I am one of the millions of consumers who have used social media to share photographs. With the option of social media, my viewers decide how to react to the photos posted—like, comment, and/or share. In the past, I have posted a great abundance of photos which covered a wide range and variety of life. I have come to understand this reality: the more photos I post of my life, the more permission I give the world to assume they know about my life—which isn’t always the case.
In the last year of my life, a handful of people viewing my social media have stopped asking how my life is going in person. Instead, they have a loss for words and don’t engage with me. This has impacted me because I enjoy being in fellowship with people, especially in person. I have found myself questioning the reasons behind their actions. I love photography, yet being face-to-face with someone who assumes they know all about my life because of photos I’ve posted on social media is unfortunate and troubling.
In this day and age, many have become unsocial and assume people’s lives based on their social media instead of engaging and socializing.
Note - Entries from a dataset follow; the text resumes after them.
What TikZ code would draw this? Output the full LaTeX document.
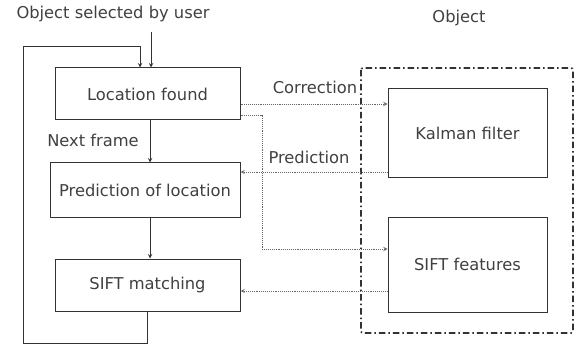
\documentclass[tikz,border=0pt]{standalone}
\usepackage{fontspec}
\setmainfont{DejaVu Sans}
\usetikzlibrary{positioning}

\begin{document}
\begin{tikzpicture}[x=1pt,y=-1pt,>=stealth,line width=1pt,color=black!80,
    font=\fontsize{16.3}{19}\selectfont,
    block/.style={rectangle,draw,inner sep=0pt,text=black!75},
    label/.style={text=black!75,inner sep=0pt},
    link/.style={->,densely dotted,line width=0.9pt,black!60},
    frame/.style={line width=1.8pt,dash pattern=on 6.5pt off 3pt on 1.5pt off 3pt}]

  \useasboundingbox (0,0) rectangle (577,347);

  % left column
  \node[block,minimum width=185pt,minimum height=52pt] (loc)  at (147.5,94)  {Location found};
  \node[block,minimum width=190pt,minimum height=54pt] (pred) at (145,190)   {Prediction of location};
  \node[block,minimum width=185pt,minimum height=52pt] (sm)   at (147.5,285) {SIFT matching};

  % object model
  \draw[frame,rounded corners=2pt] (361,68) rectangle (573,333);
  \node[block,minimum width=159pt,minimum height=89pt] (kal) at (467.5,133.5) {Kalman filter};
  \node[block,minimum width=159pt,minimum height=95pt] (sf)  at (467.5,264.5) {SIFT features};

  % texts
  \node[label] (user)  at (113,14) {Object selected by user};
  \node[label] (obj)   at (459,18) {Object};
  \node[label] (next)  at (93,140) {Next frame};
  \node[label] (corr)  at (315,87) {Correction};
  \node[label] (predl) at (309,157) {Prediction};

  \coordinate (in) at (151,32);
  \draw[->] (in) -- (in |- loc.north);
  \draw[->] (sm.south) -- ++(0,32) -| (23,47) -| ([xshift=-7.5pt]loc.north);
  \draw[->] ([xshift=2.5pt]loc.south) -- ([xshift=2.5pt]loc.south |- pred.north);
  \draw[->] ([xshift=2.5pt]loc.south |- pred.south) -- ([xshift=2.5pt]sm.north);

  \draw[link] ([yshift=-10pt]loc.east) -- ([yshift=-10pt]loc.east -| kal.west);
  \draw[link] ([yshift=-21pt]loc.east) -| (262,249) -- ([yshift=15.5pt]sf.west);
  \draw[link] ([yshift=-38.5pt]kal.west) -- ([yshift=-38.5pt]kal.west -| pred.east);
  \draw[link] ([yshift=-26.5pt]sf.west) -- ([yshift=-26.5pt]sf.west -| sm.east);
\end{tikzpicture}
\end{document}
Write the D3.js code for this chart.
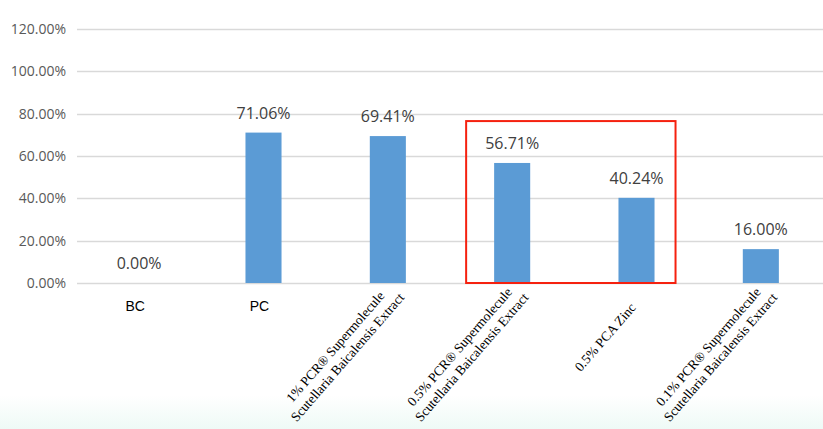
<!DOCTYPE html>
<html>
<head>
<meta charset="utf-8">
<script src="https://cdn.jsdelivr.net/npm/d3@7/dist/d3.min.js"></script>
<style>
  html, body { margin: 0; padding: 0; background: #ffffff; }
  svg { display: block; }
</style>
</head>
<body>
<svg id="chart" width="823" height="429"></svg>
<script>
// ---- data ----
const categories = ["BC", "PC", "1% PCR Supermolecule", "0.5% PCR Supermolecule", "0.5% PCA Zinc", "0.1% PCR Supermolecule"];
const categoryLabels = [
  ["BC"],
  ["PC"],
  ["1% PCR\u00AE Supermolecule", "Scutellaria Baicalensis Extract"],
  ["0.5% PCR\u00AE Supermolecule", "Scutellaria Baicalensis Extract"],
  ["0.5% PCA Zinc"],
  ["0.1% PCR\u00AE Supermolecule", "Scutellaria Baicalensis Extract"]
];
const values = [0.0000, 0.7106, 0.6941, 0.5671, 0.4024, 0.1600];
const yTicks = [0, 0.2, 0.4, 0.6, 0.8, 1.0, 1.2];
const highlighted = ["0.5% PCR Supermolecule", "0.5% PCA Zinc"];
const highlightTop = 0.765;

(function () {
// ---- layout ----
const W = 823, H = 429;
const pLeft = 77, pRight = 823, pTop = 29, pBottom = 283;
const svg = d3.select("#chart");

// background tint at bottom
const defs = svg.append("defs");
const grad = defs.append("linearGradient").attr("id", "bgGrad").attr("x1", 0).attr("y1", 0).attr("x2", 0).attr("y2", 1);
grad.append("stop").attr("offset", "0%").attr("stop-color", "#ffffff");
grad.append("stop").attr("offset", "100%").attr("stop-color", "#eefaf6");
svg.append("rect").attr("x", 0).attr("y", 0).attr("width", W).attr("height", H).attr("fill", "#ffffff");
svg.append("rect").attr("x", 0).attr("y", 395).attr("width", W).attr("height", H - 395).attr("fill", "url(#bgGrad)");

const x = d3.scaleBand().domain(categories).range([pLeft, pRight]).paddingInner(0.71).paddingOuter(0.355);
const y = d3.scaleLinear().domain([0, 1.2]).range([pBottom, pTop]);
const fmt = d3.format(".2%");

// grid
svg.append("g").selectAll("line").data(yTicks).join("line")
  .attr("x1", pLeft).attr("x2", pRight)
  .attr("y1", d => Math.round(y(d)) + 0.5).attr("y2", d => Math.round(y(d)) + 0.5)
  .attr("stroke", "#d9d9d9").attr("stroke-width", 1.3);

// y axis tick labels
const yAxis = d3.axisLeft(y).tickValues(yTicks).tickFormat(fmt).tickSize(0).tickPadding(0);
const gy = svg.append("g").attr("transform", `translate(${66},0)`).call(yAxis);
gy.select(".domain").remove();
gy.selectAll("text")
  .attr("font-family", "'Open Sans', sans-serif").attr("font-size", 14).attr("fill", "#595959");

// bars
svg.append("g").selectAll("rect").data(values).join("rect")
  .attr("x", (d, i) => x(categories[i]))
  .attr("width", x.bandwidth())
  .attr("y", d => y(d))
  .attr("height", d => y(0) - y(d))
  .attr("fill", "#5b9bd5");

// data labels
svg.append("g").selectAll("text").data(values).join("text")
  .attr("x", (d, i) => x(categories[i]) + x.bandwidth() / 2)
  .attr("y", d => y(d) - 14)
  .attr("text-anchor", "middle")
  .attr("font-family", "'Open Sans', sans-serif").attr("font-size", 16).attr("fill", "#404040")
  .text(d => fmt(d));

// category labels
const lab = svg.append("g");
categoryLabels.forEach((lines, i) => {
  const cx = x(categories[i]) + x.bandwidth() / 2;
  const rotated = lines.length > 1 || lines[0].length > 5;
  if (!rotated) {
    lab.append("text").attr("x", cx - 4).attr("y", 311)
      .attr("text-anchor", "middle")
      .attr("font-family", "'Liberation Sans', Arial, sans-serif").attr("font-size", 14).attr("fill", "#000")
      .text(lines[0]);
  } else {
    const ox = lines.length > 1 ? cx + 5 : cx;
    const oy = lines.length > 1 ? 287.5 : 308;
    const g = lab.append("g").attr("transform", `translate(${ox},${oy}) rotate(-49)`);
    const ts = lines.map((t, k) => g.append("text")
      .attr("y", k * 16)
      .attr("text-anchor", "middle")
      .attr("font-family", "'Liberation Serif', 'Times New Roman', serif").attr("font-size", 13.5).attr("fill", "#000")
      .text(t));
    const maxW = d3.max(ts, t => t.node().getComputedTextLength());
    ts.forEach(t => t.attr("x", -maxW / 2));
  }
});

// highlight box
const hx0 = x(highlighted[0]) - 28;
const hx1 = x(highlighted[1]) + x.bandwidth() + 21;
svg.append("rect")
  .attr("x", hx0).attr("y", y(highlightTop))
  .attr("width", hx1 - hx0).attr("height", y(0) - y(highlightTop))
  .attr("fill", "none").attr("stroke", "#f5210f").attr("stroke-width", 2);
})();
</script>
</body>
</html>
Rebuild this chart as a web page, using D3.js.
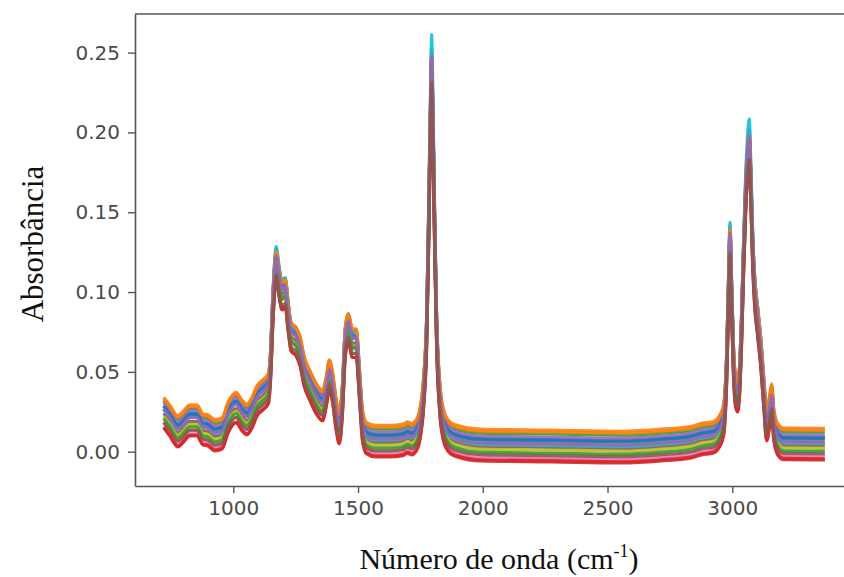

For me, when someone is present with me and struggles to talk or lacks eye contact, I’m left feeling ignored, unaccepted and unwanted, which affects my self-esteem.
I love taking and sharing photos on social media for my viewers. What matters to me isn’t how my viewers react to what I post, but rather that they socialize with me outside of social media, desiring to hear the stories behind the photos. I might be old fashioned in regards to wanting to have meaningful conversations, but I am relevant when it comes to keeping up on social media.With photos capturing moments and people assuming the stories behind the images, we lose the fullness of expressing ourselves and communicating to our full potential. I’ve come to terms with the need to retrain my brain to accept that I don’t need an instant connection on social media to fill the void of unsocial people in my life—I can’t mentally handle it. Can you?